World Bank Offices to use 10 Percent Renewable Energy

As a result of its commitment to a Corporate Social Responsibility (CSR) agenda, 10 percent of the World Bank Group’s electricity usage in its Washington, D.C offices will now come from Renewable Energy sources.

Washington D.C. – February 14, 2003 [] The Bank will purchase “green power” from Pepco Energy Services (PES) through the Pennsylvania-New Jersey-Maryland (PJM) power grid which manages Renewable Energy generation facilities. PES has arranged to purchase six percent wind power from “Community Energy” and four percent landfill gas/biomass from multiple vendors in the region. The green power will be generated from a variety of resources such as solar, wind, geothermal, biomass and low-impact hydro facilities. Conventional electricity generation, based on the combustion of fossil fuels, represents the United States’ largest industrial source of air pollution. Customers of green power acquire the environmental benefits associated with these alternative energy sources. Those benefits – reductions of sulfur dioxide, nitrogen oxides, and carbon dioxide emissions – are quantified for customers, who take title to those reductions in the form of green certificates or “tags”, which are certified by Green E, an independent institute that monitors electricity generated by Renewable Energy projects. “This reflects our commitment to local and global environmental protection,” said Luis Descaire, Director, General Services Department (GSD). “Since 1995 the bank’s energy efficiency efforts have saved enough energy to power the country of East Timor for almost one year, and eliminated the emissions equivalent of 10,000 cars.” Recently, the World Bank won the “Energy Star” certification from the U.S. Environmental Protection Agency and was among the best-in-class of comparators in terms of utility usage efficiency.
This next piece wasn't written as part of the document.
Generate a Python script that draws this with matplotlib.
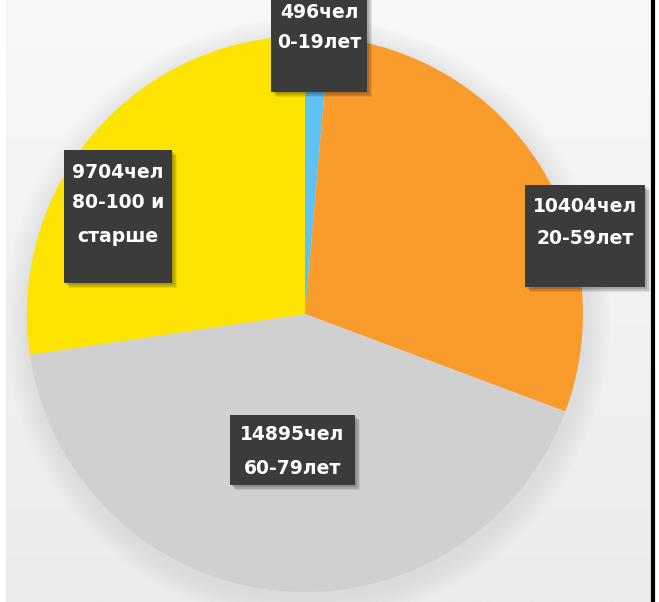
import matplotlib
matplotlib.use("Agg")
import matplotlib.pyplot as plt
import numpy as np
from matplotlib.patches import Rectangle, Circle

# Data (clockwise from 12 o'clock)
categories = ["0-19лет", "20-59лет", "60-79лет", "80-100 и\nстарше"]
counts = [496, 10404, 14895, 9704]
colors = ["#5ec3f2", "#f99c2c", "#d0d0d0", "#fde400"]

W, H = 659, 602
fig = plt.figure(figsize=(W / 100, H / 100), dpi=100)
ax = fig.add_axes([0, 0, 1, 1])

def Y(y):
    return H - y

# background: white outside, light gray gradient panel
fig.patch.set_facecolor("white")
grad = np.linspace(0, 1, 256).reshape(-1, 1)
ax.imshow(grad, extent=(6, 651, 0, H), cmap=matplotlib.colors.LinearSegmentedColormap.from_list(
    "bg", ["#ebebeb", "#f8f8f8"]), origin="lower", aspect="auto", zorder=0)
ax.plot([652.5, 652.5], [0, H], color="black", lw=3, zorder=5, solid_capstyle="butt")

cx, cy, r = 305, Y(314), 278
# soft shadow around pie
for k in range(10):
    ax.add_patch(Circle((cx + 2, cy - 6), r + 2 + k * 2.5, color="#c8c8c8",
                        alpha=0.045, lw=0, zorder=1))

ax.pie(counts, colors=colors, startangle=90, counterclock=False,
       center=(cx, cy), radius=r, frame=True,
       wedgeprops=dict(linewidth=0, zorder=2))
ax.set_xlim(0, W)
ax.set_ylim(0, H)
ax.set_aspect("auto")
ax.axis("off")

boxes = [
    # (x0, y0, x1, y1, text lines y, label idx)
    (271, -5, 367, 92, [12, 42], 0),
    (525, 185, 645, 287, [207, 238], 1),
    (230, 415, 355, 485, [435, 468], 2),
    (64, 150, 172, 283, [172, 203, 237], 3),
]
for x0, y0, x1, y1, ys, i in boxes:
    for s, a in [(5, 0.08), (3.5, 0.12), (2, 0.15)]:
        ax.add_patch(Rectangle((x0 + s, Y(y1) - s), x1 - x0, y1 - y0,
                               color="#000000", alpha=a, lw=0, zorder=3))
    ax.add_patch(Rectangle((x0, Y(y1)), x1 - x0, y1 - y0,
                           color="#3b3b3b", lw=0, zorder=4))
    lines = [f"{counts[i]}чел"] + categories[i].split("\n")
    xc = (x0 + x1) / 2
    for ly, t in zip(ys, lines):
        ax.text(xc, Y(ly), t, color="white", fontsize=13.5, fontweight="bold",
                ha="center", va="center", family="DejaVu Sans", zorder=6)

fig.savefig("out.png", dpi=100)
According to Elizabeth McAllister, Director of Special Projects in the Strategy and Resource Management Vice Presidency, who coordinates the Bank’s CSR initiatives, “the greening of the Bank’s power consumption is a way of promoting sustainable development at home. We are walking the talk , making consistent deeds and words.” CSR initiatives at the Bank range from the upgrading of procurement rules according to environmental and social responsible practices to the exclusive sale of “fair trade” coffee in all bank restaurants and coffee shops.